Barnes ended up working with the cheetahs for fourteen years, and her contributions to the field are highlighted in the zoo guide Husbandry Manual for the Cheetah.
Breeding cheetahs is notoriously tough. Males and females need to be housed separately, and can only be introduced to each other periodically, when the female is at the right place in her estrus cycle. Male cheetahs are shy animals, and they don’t make a move until the female cheetah gives some awfully clear olfactory cues.
On occasions when the match-making worked, Barnes’ next challenge was to separate the couples after they’d finished. Usually the keepers could close a gate to separate the males and females, but the keepers also stayed in the pens in case more cheetah wrangling was needed.
In fact, Barnes went into the cheetah pens every day. Luckily, she found that cheetahs—despite their teeth and claws and speed—are fairly easy to intimidate.

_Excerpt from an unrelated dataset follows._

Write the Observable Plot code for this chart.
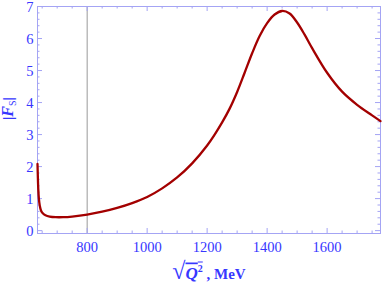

She says the cheetahs would often give her a “courtesy hiss” as they waited for their food at the gate. “Mostly, they were anxious to get to their food,” Barnes says.
After years working up in North County (and caring for the Safari Park’s lions, tigers and okapis as well) Barnes was eager for a shorter commute. She moved to a position as a senior keeper on the San Diego Zoo’s “cat string”—the name for the job managing many of the zoo’s cat species, such as leopards, snow leopards, jaguars, lynxes and cougars.
Barnes had a real soft spot for the snow leopards. “They had the most magnificent personalities,” Barnes says. The snow leopards were docile, almost like big house cats. Snow leopards are also very rare, making Barnes one of the few people to ever care for the species.
At the same time, Barnes often served as a zoo spokesperson. She gave tours of the big cat exhibits and often gave interviews to local media for zoo events, such as the birth of a new panda cub.
Barnes worked with the big cats for just over a year when she broke her ankle. At that point, Barnes felt ready to look for jobs outside the world of zoology. She landed at LJI, where she manages the day-to-day needs of four laboratories.
Barnes learned a lot from decades spent working with wildlife. She learned about their life cycles, of course, but she also observed fascinating aspects of animal behavior—both as a species and as individuals.
What holds true across species? “Their unpredictability,” says Barnes. “You can predict what they’ll probably do and you’ll be wrong,” she says.